DESCRIPTION OF THE TASK
In the data below, find every line that has the string "React", and copy it.

⟨

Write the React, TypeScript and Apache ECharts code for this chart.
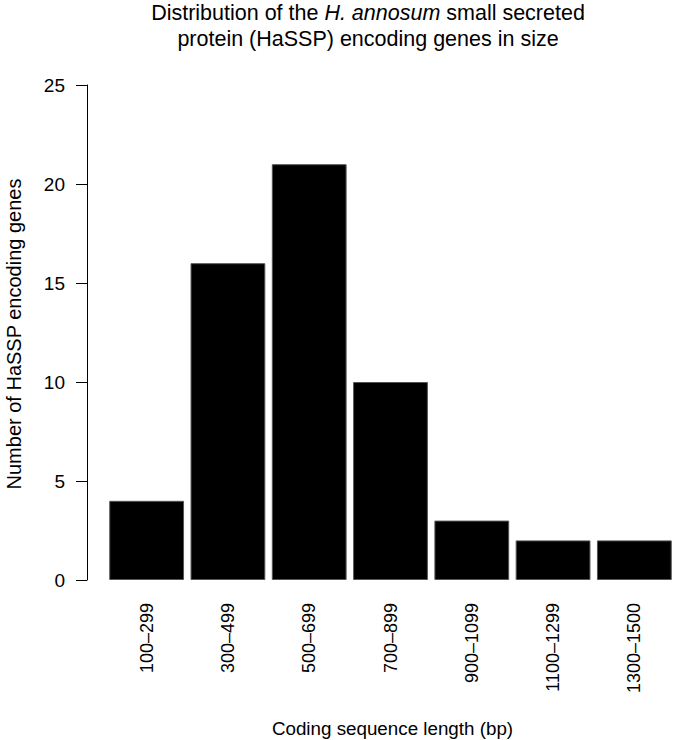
import React, { useEffect, useRef } from "react";
import * as echarts from "echarts";

const categories = ["100–299", "300–499", "500–699", "700–899", "900–1099", "1100–1299", "1300–1500"];
const counts = [4, 16, 21, 10, 3, 2, 2];
const yTicks = { min: 0, max: 25, interval: 5 };

const FONT = "Liberation Sans, Arial, Helvetica, sans-serif";

export default function App() {
  const ref = useRef<HTMLDivElement>(null);
  useEffect(() => {
    if (!ref.current) return;
    const chart = echarts.init(ref.current, null, { renderer: "svg" });
    chart.setOption({
      animation: false,
      backgroundColor: "#fff",
      textStyle: { fontFamily: FONT },
      grid: { left: 106, top: 85, width: 569, height: 495, containLabel: false },
      xAxis: {
        type: "category",
        data: categories,
        axisLine: { show: false },
        axisTick: { show: false },
        axisLabel: { rotate: 90, margin: 23, fontSize: 18, color: "#000", fontFamily: FONT, interval: 0 },
        splitLine: { show: false },
      },
      yAxis: {
        type: "value",
        min: yTicks.min,
        max: yTicks.max,
        interval: yTicks.interval,
        offset: 19,
        axisLine: { show: true, lineStyle: { color: "#000", width: 1 } },
        axisTick: { show: true, length: 11, lineStyle: { color: "#000", width: 1 } },
        axisLabel: { margin: 22, fontSize: 19, color: "#000", fontFamily: FONT },
        splitLine: { show: false },
      },
      series: [
        {
          type: "bar",
          data: counts,
          barCategoryGap: "8%",
          itemStyle: { color: "#000", borderColor: "#555", borderWidth: 1 },
        },
      ],
      graphic: [
        {
          type: "text",
          x: 368,
          y: 13,
          style: {
            text: "{a|Distribution of the }{i|H. annosum}{a| small secreted}",
            align: "center",
            verticalAlign: "middle",
            rich: {
              a: { fontSize: 21.5, fontFamily: FONT, fill: "#000", fontStyle: "normal" },
              i: { fontSize: 21.5, fontFamily: FONT, fill: "#000", fontStyle: "italic" },
            },
          },
        },
        {
          type: "text",
          x: 368,
          y: 39,
          style: {
            text: "protein (HaSSP) encoding genes in size",
            align: "center",
            verticalAlign: "middle",
            fontSize: 21.5,
            fontFamily: FONT,
            fill: "#000",
          },
        },
        {
          type: "text",
          x: 13.5,
          y: 334,
          rotation: Math.PI / 2,
          style: {
            text: "Number of HaSSP encoding genes",
            align: "center",
            verticalAlign: "middle",
            fontSize: 20,
            fontFamily: FONT,
            fill: "#000",
          },
        },
        {
          type: "text",
          x: 392.5,
          y: 728.5,
          style: {
            text: "Coding sequence length (bp)",
            align: "center",
            verticalAlign: "middle",
            fontSize: 18.8,
            fontFamily: FONT,
            fill: "#000",
          },
        },
      ],
    });
    return () => chart.dispose();
  }, []);
  return (
    <div
      ref={ref}
      style={{ position: "fixed", left: 0, top: 0, width: 675, height: 740, background: "#fff" }}
    />
  );
}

⟩

EXPECTED OUTPUT
Write the React, TypeScript and Apache ECharts code for this chart.
import React, { useEffect, useRef } from "react";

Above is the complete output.